Abstract: This thesis summarises measurements of the Standard Model Higgs boson production cross sections based on proton–proton collision data at √s = 13 TeV produced by the Large Hadron Collider at CERN. By analysing data collected during 2015 and 2016 by the ATLAS experiment, corresponding to an integrated luminosity of 36 fb−1, the Higgs boson gluon–gluon fusion and vector boson fusion production cross sections are measured in the WW' decay mode. To obtain a high signal to background ratio, the data is filtered for final states with one electron (positron) and one anti-muon (muon) and missing transverse momentum. A major part of the thesis concerns the estimation of backgrounds with misidentified leptons. These backgrounds originate from the production of a W boson and an associated object mistakenly identified as an (anti-)electron or (anti-)muon, and are estimated with data driven techniques. A maximum likelihood fit is performed and the cross sections times branching ratios are simultaneously measured to be σ ·B = 12.6+2.3/-2.1 pb and σ ·B = 0.50+0.30/-0.29 pb for the gluon–gluon fusion and vector boson fusion modes, respectively. Both systematic and statistical uncertainties are taken into account in the confidence intervals.
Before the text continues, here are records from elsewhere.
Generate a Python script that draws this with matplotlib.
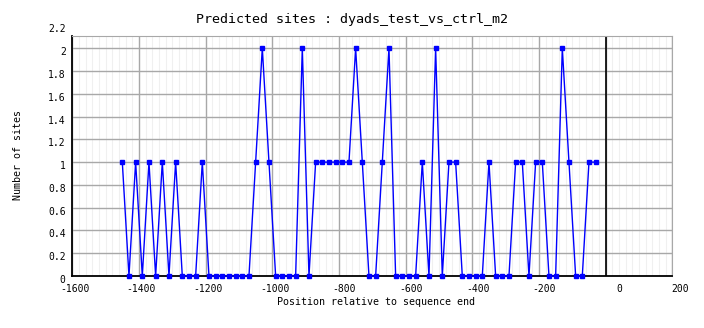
import numpy as np
import matplotlib
matplotlib.use("Agg")
import matplotlib.pyplot as plt
from matplotlib.transforms import ScaledTranslation, blended_transform_factory

# positions relative to sequence end (bins of 20 bp)
positions = list(range(-1450, -29, 20))
sites = [1, 0, 1, 0, 1, 0, 1, 0, 1, 0, 0, 0, 1, 0, 0, 0, 0, 0, 0, 0,
         1, 2, 1, 0, 0, 0, 0, 2, 0, 1, 1, 1, 1, 1, 1, 2, 1, 0, 0, 1,
         2, 0, 0, 0, 0, 1, 0, 2, 0, 1, 1, 0, 0, 0, 0, 1, 0, 0, 0, 1,
         1, 0, 1, 1, 0, 0, 2, 1, 0, 0, 1, 1]

x_ticks = [-1600, -1400, -1200, -1000, -800, -600, -400, -200, 0, 200]
y_ticks = [0, 0.2, 0.4, 0.6, 0.8, 1, 1.2, 1.4, 1.6, 1.8, 2, 2.2]
y_tick_labels = ["0", "0.2", "0.4", "0.6", "0.8", "1", "1.2", "1.4", "1.6", "1.8", "2", "2.2"]

font = "DejaVu Sans Mono"
plt.rcParams['font.family'] = font

fig = plt.figure(figsize=(7.04, 3.28), dpi=100)
ax = fig.add_axes([72.3 / 704, 52 / 328, 600 / 704, 240.3 / 328])

ax.set_xlim(-1600, 200)
ax.set_ylim(0, 2.11)

# grid
ax.set_xticks(x_ticks)
ax.set_xticks(np.arange(-1600, 201, 20), minor=True)
ax.set_yticks(y_ticks[:-1])
ax.grid(True, which="major", color="#a8a8a8", lw=1.0)
ax.grid(True, which="minor", axis="x", color="#f0f0f0", lw=0.8)
ax.set_axisbelow(True)
ax.tick_params(which="both", length=0, labelbottom=False, labelleft=False)

for side in ["top", "right"]:
    ax.spines[side].set_color("#a8a8a8")
for side in ["left", "bottom"]:
    ax.spines[side].set_color("black")
    ax.spines[side].set_linewidth(1.3)

ax.axvline(0, color="black", lw=1.2, zorder=2)

ax.plot(positions, sites, color="#0000ff", lw=1.0, marker="s", ms=2.6,
        mec="#0000ff", mfc="#0000ff", zorder=3, clip_on=False)

# tick labels, placed the way the original tool places them
tx = blended_transform_factory(ax.transData, ax.transAxes)
for v in x_ticks:
    off = ScaledTranslation(17 / 100, -13 / 100, fig.dpi_scale_trans)
    ax.text(v, 0, str(v), transform=tx + off,
            ha="right", va="center", fontsize=7, family=font)

ty = blended_transform_factory(ax.transAxes, ax.transData)
for v, lab in zip(y_ticks, y_tick_labels):
    off = ScaledTranslation(-6.6 / 100, -4 / 100, fig.dpi_scale_trans)
    ax.text(0, v, lab, transform=ty + off, ha="right", va="center",
            fontsize=7, family=font)

fig.text(0.5, 1 - 19 / 328, "Predicted sites : dyads_test_vs_ctrl_m2",
         ha="center", va="center", fontsize=9.6)
fig.text(376 / 704, 1 - 302 / 328, "Position relative to sequence end",
         ha="center", va="center", fontsize=7.2)
fig.text(18 / 704, 1 - 155 / 328, "Number of sites", rotation=90,
         ha="center", va="center", fontsize=7.2)

fig.savefig("out.png", dpi=100)
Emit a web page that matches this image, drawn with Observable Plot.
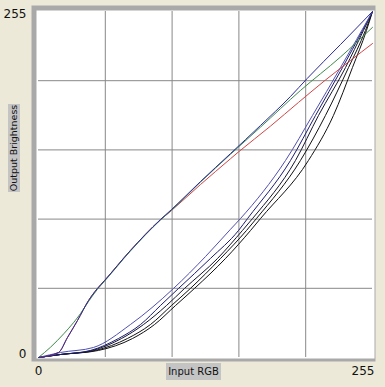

The corresponding Standard Model predictions are 10.4 ± 0.6 pb and 0.81 ± 0.02 pb. The observed (expected) significance of the gluon–gluon fusion mode is 6.3 (5.2) standard deviations above the Standard Model background. For the vector boson fusion mode, the observed and expected significances are 1.9 and 2.7 standard deviations, respectively.A smaller part of the thesis investigates the prospects for measuring the luminosity in the high-luminosity phase of the Large Hadron Collider, to begin in 2026. ATLAS will build and insert a timing detector with silicon pixel technology into the forward region, to cope with the harsh pileup environment present at high luminosity. The capabilities of this detector to provide luminosity measurements are investigated. The number of detector hits is observed to scale linearly with collision multiplicity across the full range of expected multiplicities.